I’ve mentioned Michael Gilbert a few times in this blog, and one of his titles is my ‘forgotten book’ this coming Friday. He’s a writer whom I came across in my teens. My parents liked his books and encouraged me to read him.

They had an ulterior motive, actually. The biographical note in the Gilbert books that Hodder published in those days explained that Gilbert combined a career as a solicitor with his crime writing. He achieved a good deal of success in both fields (he was Raymond Chandler’s solicitor in England, incidentally and a good friend of the great man). At this time my parents were unnerved by my stated ambition to become a crime writer, and naturally wanted me to have a ‘proper job’. When I proved resistant to this, they pointed to Michael Gilbert as an example of someone who wore both hats.

Duly persuaded, I studied law and ultimately became a solicitor. I remained a firm fan of Michael Gilbert’s books and during the 1980s, I persuaded a legal magazine to allow me to write an article about his work. This gave me the chance to interview a man who was something of a hero. I talked to him at length on the telephone and found him as urbane and likeable as his books. He was, too, remarkably and genuinely modest, a man who had spent most of his career in a world where solicitors were not allowed to advertise and in grave trouble if they did so surreptitiously.

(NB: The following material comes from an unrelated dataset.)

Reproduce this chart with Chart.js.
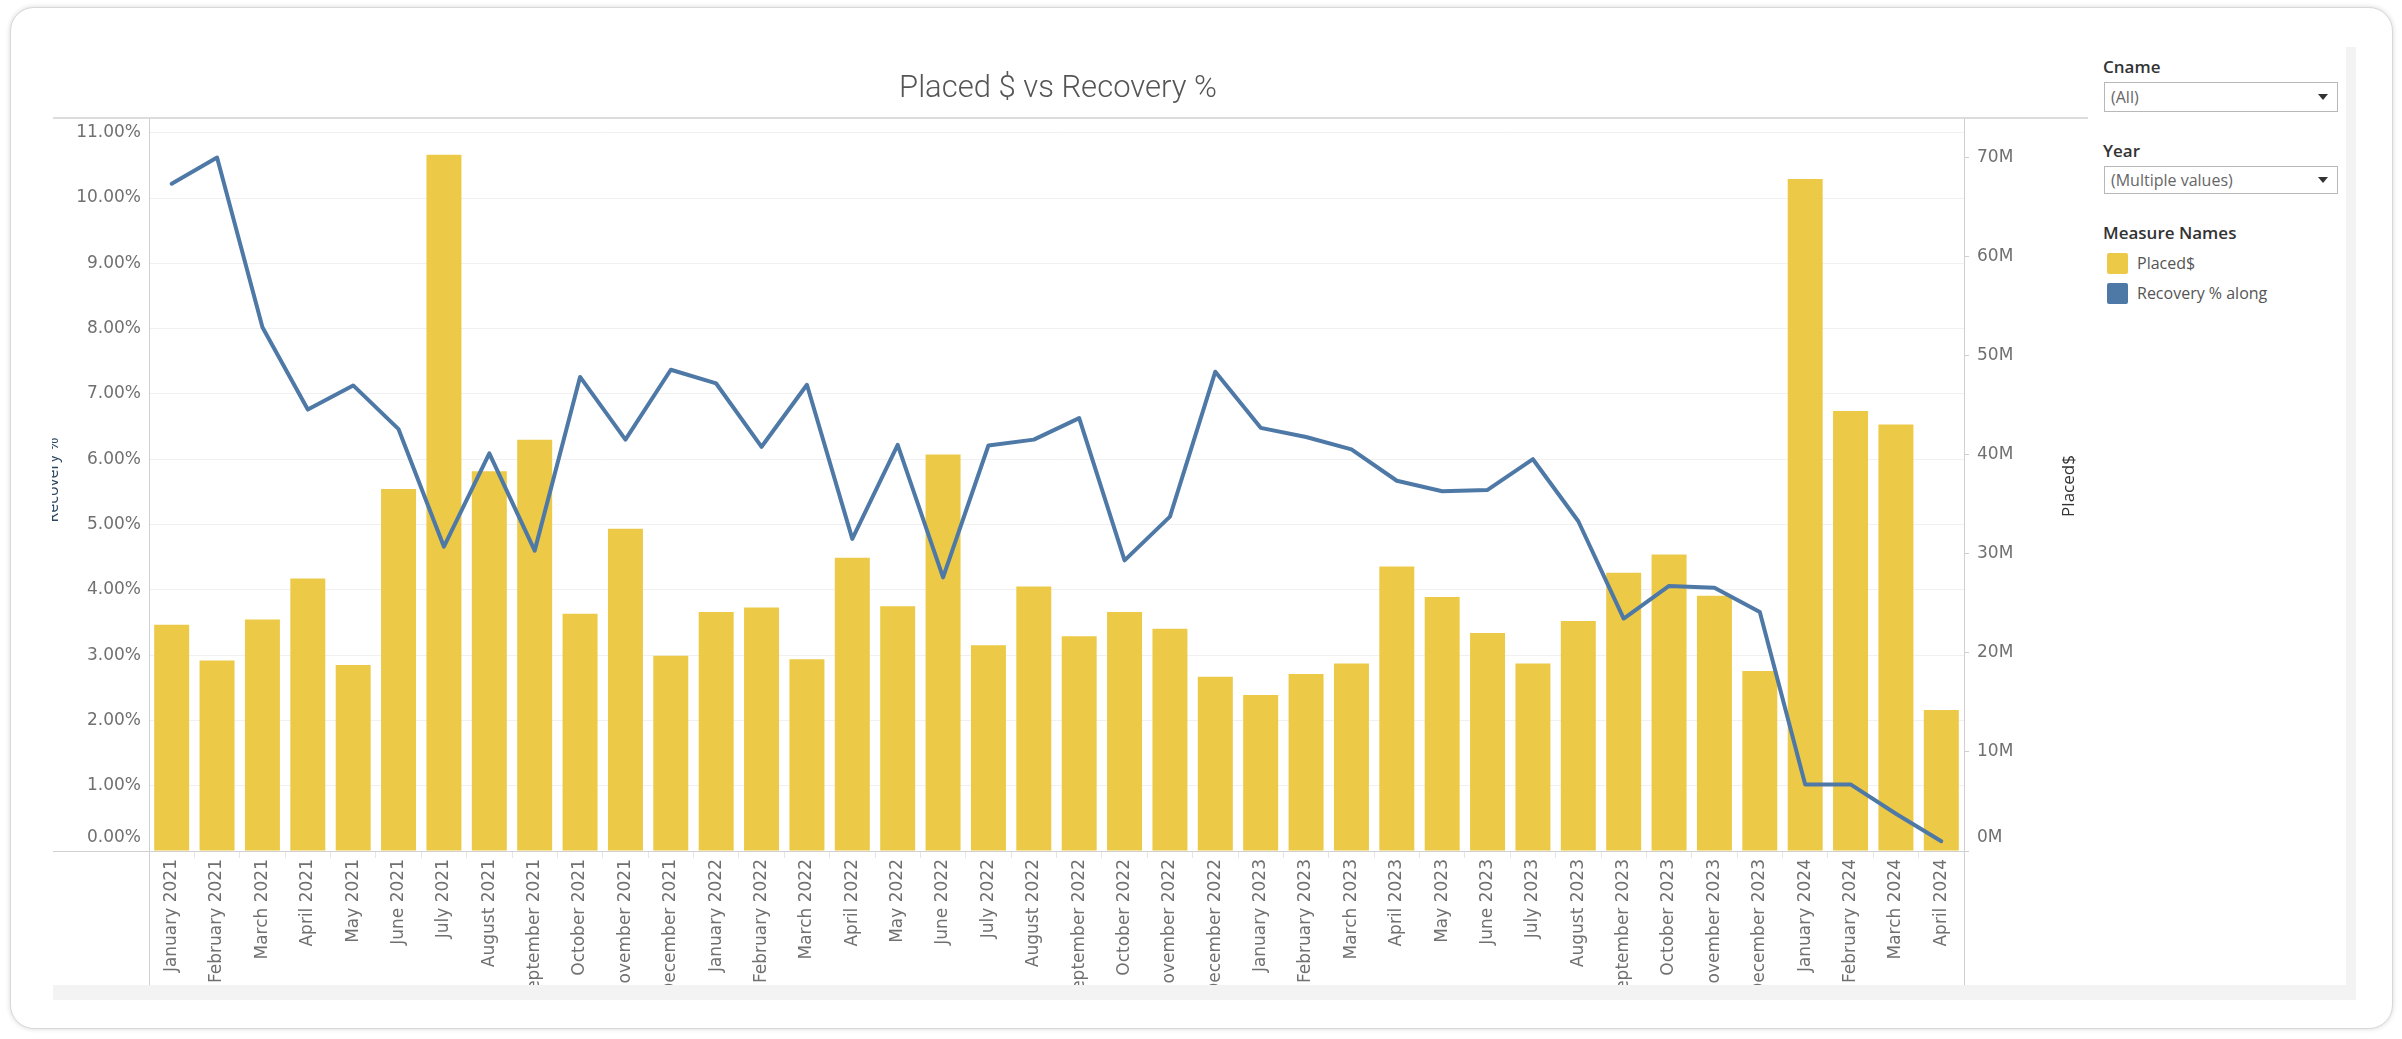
<!DOCTYPE html>
<html>
<head>
<meta charset="utf-8">
<script src="https://cdn.jsdelivr.net/npm/chart.js@4.4.1/dist/chart.umd.min.js"></script>
<style>
  html, body { margin: 0; padding: 0; background: #fff; }
  body { width: 2402px; height: 1039px; position: relative; overflow: hidden; }
  #card {
    position: absolute; left: 10px; top: 7px; width: 2381px; height: 1020px;
    border: 1px solid #d8d8d8; border-radius: 24px; background: #fff;
    box-shadow: 0 0 5px rgba(0, 0, 0, 0.16);
  }
  #chart { position: absolute; left: 14px; top: 10px; }
  #band { position: absolute; left: 53px; top: 985px; width: 2303px; height: 15px; background: #f3f3f3; }
  #strip { position: absolute; left: 2346px; top: 47px; width: 10px; height: 953px; background: #f3f3f3; }
  .head { position: absolute; left: 2103px; font: 600 17px "Open Sans", sans-serif; color: #333; line-height: 20px; }
  .dd {
    position: absolute; left: 2104px; width: 234px; box-sizing: border-box;
    border: 1px solid #b8b8b8; background: #fff;
    font: 16px "Open Sans", sans-serif; color: #666; padding-left: 6px;
  }
  .dd .arrow {
    position: absolute; right: 9px; top: 50%; margin-top: -3px; width: 0; height: 0;
    border-left: 5px solid transparent; border-right: 5px solid transparent; border-top: 6px solid #333;
  }
  .item { position: absolute; left: 2107px; height: 21px; font: 16px "Open Sans", sans-serif; color: #555; line-height: 21px; }
  .item span { display: inline-block; width: 21px; height: 21px; vertical-align: top; margin-right: 9px; border-radius: 2px; }
</style>
</head>
<body>
<div id="card"></div>
<div id="band"></div>
<div id="strip"></div>
<canvas id="chart" width="2086" height="975"></canvas>

<div class="head" style="top:57px">Cname</div>
<div class="dd" style="top:82px;height:30px;line-height:28px">(All)<div class="arrow"></div></div>
<div class="head" style="top:141px">Year</div>
<div class="dd" style="top:166px;height:28px;line-height:26px">(Multiple values)<div class="arrow"></div></div>
<div class="head" style="top:223px">Measure Names</div>
<div class="item" style="top:253px"><span style="background:#EDC948"></span>Placed$</div>
<div class="item" style="top:283px"><span style="background:#4E79A7"></span>Recovery % along</div>

<script>
// data
const months = [
    'January 2021', 'February 2021', 'March 2021', 'April 2021', 'May 2021', 'June 2021',
    'July 2021', 'August 2021', 'September 2021', 'October 2021', 'November 2021', 'December 2021',
    'January 2022', 'February 2022', 'March 2022', 'April 2022', 'May 2022', 'June 2022',
    'July 2022', 'August 2022', 'September 2022', 'October 2022', 'November 2022', 'December 2022',
    'January 2023', 'February 2023', 'March 2023', 'April 2023', 'May 2023', 'June 2023',
    'July 2023', 'August 2023', 'September 2023', 'October 2023', 'November 2023', 'December 2023',
    'January 2024', 'February 2024', 'March 2024', 'April 2024'
];

// Placed$ in millions
const placedM = [
    22.84, 19.22, 23.37, 27.52, 18.78, 36.55, 70.30, 38.34, 41.53, 23.95,
    32.54, 19.70, 24.14, 24.58, 19.36, 29.60, 24.72, 40.03, 20.76, 26.70,
    21.68, 24.14, 22.45, 17.58, 15.74, 17.87, 18.93, 28.73, 25.64, 22.02,
    18.93, 23.23, 28.10, 29.94, 25.78, 18.16, 67.84, 44.42, 43.07, 14.24
];

// Recovery % along
const recoveryPct = [
    10.22, 10.62, 8.02, 6.76, 7.13, 6.46, 4.66, 6.09, 4.60, 7.26,
    6.30, 7.37, 7.16, 6.19, 7.14, 4.78, 6.22, 4.19, 6.21, 6.30,
    6.63, 4.45, 5.12, 7.34, 6.48, 6.34, 6.15, 5.67, 5.51, 5.53,
    6.00, 5.05, 3.56, 4.06, 4.03, 3.66, 1.02, 1.02, 0.57, 0.15
];

const pctAxisMax = 11.21;
const placedAxisMax = 73.9;

// canvas offset on the page
const OX = 14, OY = 10;
const tickFont = { family: 'DejaVu Sans', size: 17 };
const tickColor = '#707070';

function hline(ctx, x1, x2, y) {
    ctx.beginPath(); ctx.moveTo(x1, y); ctx.lineTo(x2, y); ctx.stroke();
}
function vline(ctx, x, y1, y2) {
    ctx.beginPath(); ctx.moveTo(x, y1); ctx.lineTo(x, y2); ctx.stroke();
}

const frame = {
    id: 'frame',
    afterDraw(chart) {
        const ctx = chart.ctx;
        const a = chart.chartArea;
        const yl = chart.scales.yPct;
        const yr = chart.scales.yPlaced;
        ctx.save();

        ctx.fillStyle = '#555';
        ctx.font = '300 31px Roboto';
        ctx.textAlign = 'center';
        ctx.textBaseline = 'alphabetic';
        ctx.fillText('Placed $ vs Recovery %', 1058 - OX, 97 - OY);

        ctx.strokeStyle = '#dcdcdc';
        ctx.lineWidth = 2;
        hline(ctx, 53 - OX, 2088 - OX, a.top - 1);
        ctx.strokeStyle = '#d0d0d0';
        ctx.lineWidth = 1;
        hline(ctx, 53 - OX, a.right, a.bottom + 0.5);
        vline(ctx, a.left + 0.5, a.top, chart.height);
        vline(ctx, a.right + 0.5, a.top, chart.height);

        // zero labels sit just above the axis line
        ctx.font = '17px "DejaVu Sans"';
        ctx.fillStyle = tickColor;
        ctx.textBaseline = 'middle';
        ctx.textAlign = 'right';
        ctx.fillText('0.00%', a.left - 8, yl.getPixelForValue(0) - 13);
        ctx.textAlign = 'left';
        ctx.fillText('0M', a.right + 13, yr.getPixelForValue(0) - 13);

        // left title, half hidden by the pane edge
        ctx.save();
        ctx.beginPath();
        ctx.rect(52 - OX, 0, 200, chart.height);
        ctx.clip();
        ctx.translate(58 - OX, 480 - OY);
        ctx.rotate(-Math.PI / 2);
        ctx.textAlign = 'center';
        ctx.textBaseline = 'alphabetic';
        ctx.font = '16px "Open Sans"';
        ctx.fillStyle = '#2c4661';
        ctx.fillText('Recovery %', 0, 0);
        ctx.restore();

        ctx.save();
        ctx.translate(2074 - OX, 486 - OY);
        ctx.rotate(-Math.PI / 2);
        ctx.textAlign = 'center';
        ctx.textBaseline = 'alphabetic';
        ctx.font = '17px "Open Sans"';
        ctx.fillStyle = '#333';
        ctx.fillText('Placed$', 0, 0);
        ctx.restore();

        ctx.restore();
    }
};

const config = {
    type: 'bar',
    data: {
        labels: months,
        datasets: [{
            type: 'line',
            label: 'Recovery % along',
            data: recoveryPct,
            yAxisID: 'yPct',
            borderColor: '#4E79A7',
            borderWidth: 4,
            borderJoinStyle: 'round',
            borderCapStyle: 'round',
            pointRadius: 0,
            tension: 0,
            order: 0
        }, {
            type: 'bar',
            label: 'Placed$',
            data: placedM,
            yAxisID: 'yPlaced',
            backgroundColor: '#EDC948',
            categoryPercentage: 1,
            barPercentage: 0.771,
            order: 1
        }]
    },
    options: {
        responsive: false,
        animation: false,
        layout: { padding: { top: 109, left: 0, right: 0, bottom: 0 } },
        plugins: {
            legend: { display: false },
            title: { display: false },
            tooltip: { enabled: false }
        },
        scales: {
            x: {
                border: { display: false },
                grid: { offset: true, drawOnChartArea: false, drawTicks: true, tickLength: 7, color: '#e6e6e6' },
                ticks: {
                    autoSkip: false, minRotation: 90, maxRotation: 90, padding: 1,
                    font: tickFont, color: tickColor
                },
                afterFit(scale) { scale.height = 134; }
            },
            yPct: {
                position: 'left',
                min: 0,
                max: pctAxisMax,
                border: { display: false },
                grid: { color: '#f0f0f0', drawTicks: false },
                ticks: {
                    stepSize: 1, includeBounds: false, padding: 8,
                    font: tickFont, color: tickColor,
                    callback: v => v === 0 ? '' : v.toFixed(2) + '%'
                },
                afterFit(scale) { scale.width = 135; }
            },
            yPlaced: {
                position: 'right',
                min: 0,
                max: placedAxisMax,
                border: { display: false },
                grid: { drawOnChartArea: false, drawTicks: true, tickLength: 5, color: '#cfcfcf' },
                ticks: {
                    stepSize: 10, includeBounds: false, padding: 8,
                    font: tickFont, color: tickColor,
                    callback: v => v === 0 ? '' : v + 'M'
                },
                afterFit(scale) { scale.width = 136; }
            }
        }
    },
    plugins: [frame]
};

new Chart(document.getElementById('chart'), config);
</script>
</body>
</html>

After that, we spoke again on various occasions. He encouraged my own writing and was kind enough to provide an extremely positive quote for Eve of Destruction (something he seldom, if ever, did for other writers, and something of which I am rather proud). In later years he allowed me to reprint some of his classic short stories for CWA anthologies and shared with me his disappointment at the lack of critical attention given to The Queen against Karl Mullen, one of his last books, and quite splendid. The pity was that, by the time the novel came out, Michael Gilbert was no longer truly fashionable. Even Hodder, to whom he had long been faithful, dropped him. He had won much acclaim, including the CWA Cartier Diamond Dagger, but he is associated primarily with the post-war era, in which his most famous whodunit, Smallbone Deceased, is set. Yet he wrote with great accomplishment for half a century.

One other thing about Michael Gilbert. He had a great deal of insight into the crime genre in all its forms. As well as many novels and countless short stories, he wrote with success for both tv and stage, and Death in Captivity , Danger Within, was enjoyably filmed by Don Chaffey. He was a friend and admirer of Cyril Hare, and edited a posthumous collection of Hare’s best short stories. He wrote intelligently about the work of other writers, and thereby introduced me to such notable authors as Henry Wade and Christianna Brand.

Oh, and he and his wife found time to produce seven children, one of whom also became a successful writer. Quite a man.